Aldo, de cinco años, escuchaba al pastor decir que Jesús había dejado el cielo para venir a la tierra, pero cuando agradeció en oración porque Él había muerto por nuestros pecados, el niño susurró con voz entrecortada y sorprendido: «¡Ay, no! ¿Se murió?».
Desde que Cristo comenzó a vivir en la tierra, hubo personas que lo querían muerto. Unos sabios llegaron a Jerusalén durante el reinado de Herodes y preguntaron: «¿Dónde está el rey de los judíos, que ha nacido? Porque su estrella hemos visto en el oriente, y venimos a adorarle» (Mateo 2:2). Cuando Herodes escuchó esto, tuvo miedo de que Jesús le quitara un día su puesto.

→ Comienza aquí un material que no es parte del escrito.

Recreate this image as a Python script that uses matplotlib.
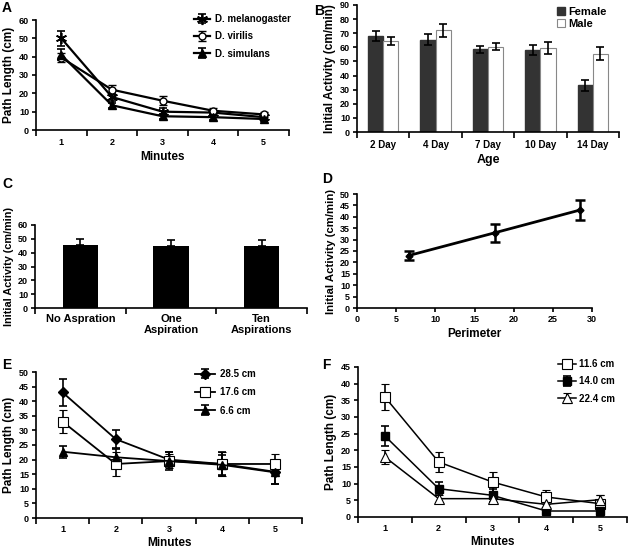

Entonces, envió a unos soldados a matar a todos los varones menores de dos años en Belén. Pero Dios protegió a su Hijo y mandó un ángel para que instara a sus padres a irse de allí. Ellos huyeron, y Jesús quedó a salvo (vv. 13-18).
Cuando Jesús completó su ministerio, fue crucificado por los pecados del mundo. Aunque el propósito era burlarse, el cartel que colocaron sobre su cruz decía: «ESTE ES JESÚS, EL REY DE LOS JUDÍOS» (27:37). A los tres días, Él resucitó victorioso de la tumba. Después de ascender al cielo, se sentó en el trono como Rey de reyes y Señor de señores.
Que el Rey que murió por nuestros pecados reine en nuestro corazón.